This shows that the intervals (0,1) and [0,1] are equivalent.

[tink]

Show that the intervals (0,1) and [0,1] are equivalent. (Hint: consider rationals and irrationals separately).

I'm able to find a function that shows a bijection between (0,1) an [0,1] under the irrationals, but i can't figure out the rationals. Also... the next step (i believe) would be to find a bijection between these two functions. If anybody can help me figure out an answer to this problem that would be so awesome!
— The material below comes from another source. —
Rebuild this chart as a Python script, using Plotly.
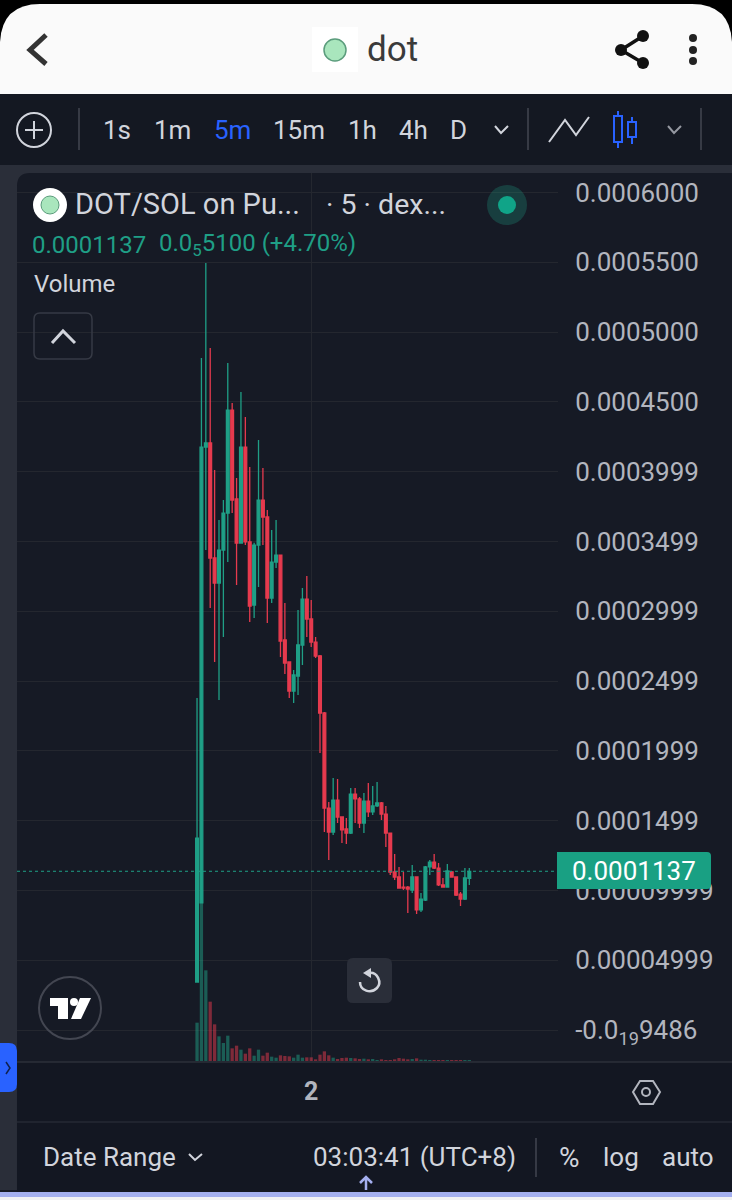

Thanks so much, guys!

 

[stunner5000pt]

i'm not really good at this but i think this would be relevant to the proof

In both cases the supremum (least upper bound) is 1 and the greatest lower bound is 0.

Also for all x in (0,1) 0<x<1
and for for all x in [0,1], 0<=x<=1, and it follows that 0<x<1 for this interval as well.

Thus (0,1) is a subinterval of [0,1]

If you are familiar with delta-epsilon proofs you might want to prove that

0 + delta < x < 1 + delta is equivalent to 0<=x<=1 for a suitable delta > 0.

 

[Fredrik]

The set of rational numbers is countable. That means that the set of rationals in (0,1) can be arranged in a sequence, like this:

$$r_2, r_3, r_4,\dots$$

If you define

$$r_0=0$$

and

$$r_1=1$$

The function f defined by

$$f(r_n)=r_{n+2}$$

maps the rationals in [0,1] bijectively onto the rationals in (0,1).